More growly screams, and doom metal sounds before the song ends with a serving of J-Pop. Now, as I’ve understood it, fox sign is their name and version of the devil horns. I tried it myself, devil on my right hand and fox sign on my left. My parents would be proud. Anyways, all that mention of fox signs is seen in Li Ne and My First Heavy Metal, a trailer for a concert of theirs.

You really should take a peek at it. You got the girls running all over the stage, with a quick tune that kind of reminds me of those fast paced power metal tunes. And you have the crowd. I am kinda amazed that a bunch of guys are in the front shaking their fists/fox signs. I’m really trying to avoid making a Chris Hansen reference here, but here I am crossing that bridge.

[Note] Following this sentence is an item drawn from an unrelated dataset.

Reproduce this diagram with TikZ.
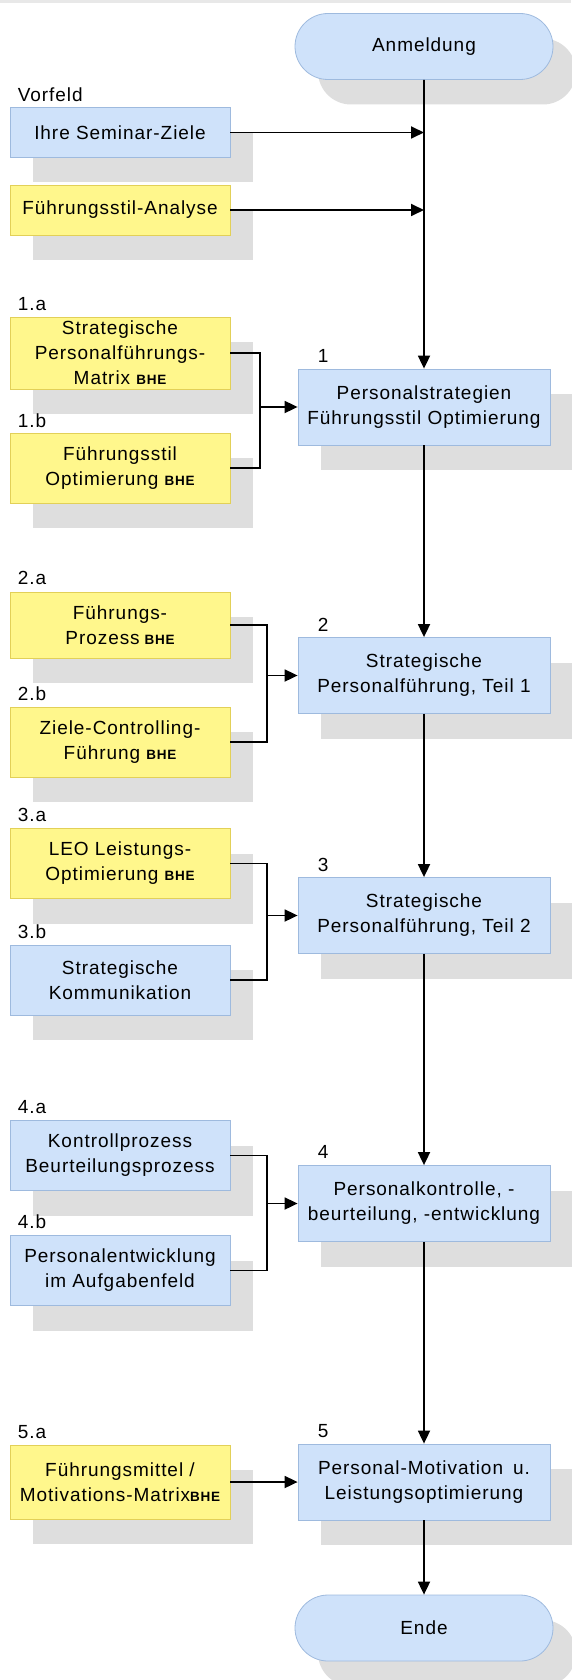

In the end, common sensibilities say to me that BABYMETAL is not Amon Amarth (did I even try to connect the two together?) nor they are metal in genre. I have a hard time defining what’s metal. It’s not just the instruments, though, since for example Korpiklaani had used a violin and probably an accordion. Metal, and several other music genres cover a lot of themes, and a language barrier prevents me from getting an accurate feel of what the songs mean.

Nonetheless, I’d say that in the end, BABYMETAL has an okay tune. I like metal, and I like J-Pop as well. I like a variety of genres, and the most basic requirement I have is that it should be catchy. It can be a case by case things, sometimes. My verdict is this: the genre is J-Pop, influenced by the energy of metal. Nothing more, nothing less.